Después de una semana movidita, tras ver realizarse dos de mis grandes sueños:
Me he quedado con ganas de más, todavía me quedan toneladas de adrenalina en el cuerpo por derrochar, y por esta misma razón en este momento; me dispongo a regalaros parte de ella.
El moscardón, el rancio. Es es tema sobre el que hoy, por motivos varios, me apetece escribir un poco antes de ir a soñar con los angelitos.
La cuestión es que siempre odié a los rancios ultracorrectos. ¿Sabe de quienes le hablo no? Exacto esos que siempre están detrás suya con unos modales, eso sí exquisitos, dispuestos a darle la tabarra en cualquier momento del año. Si ahora los odio más que nunca es porque siempre hay uno, bien gordo o cabezón, que aparece y desaparece en cada instante de mi vida. Hable de lo que hable hay está la criaturita, creyéndose por encima del bien y del mal (Já), dispuesta a rebatirme con argumentos totalmente fuera de lugar, eso sí, con una palabrería impresionante que por su utilización dudo que sepa el correcto significado de sus términos.

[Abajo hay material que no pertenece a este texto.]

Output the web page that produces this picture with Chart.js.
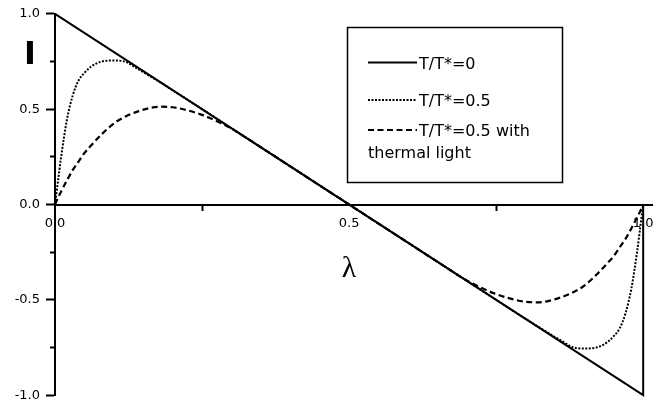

Si me lee, observe la cortesía de llamarle de usted, déjeme vivir en paz con mis pensamientos. La verdad, no es por usted sólo, es porque existen infinidad de personas igualitas idénticas a su persona que están a cada instante oscureciendo mi existencia. Métase en sus asuntos y si tiene ganas de poner la contraria un rato, póngasela a su abuela o hable con los geranios de su madre que dicen que el hablar con las plantas, las embellece.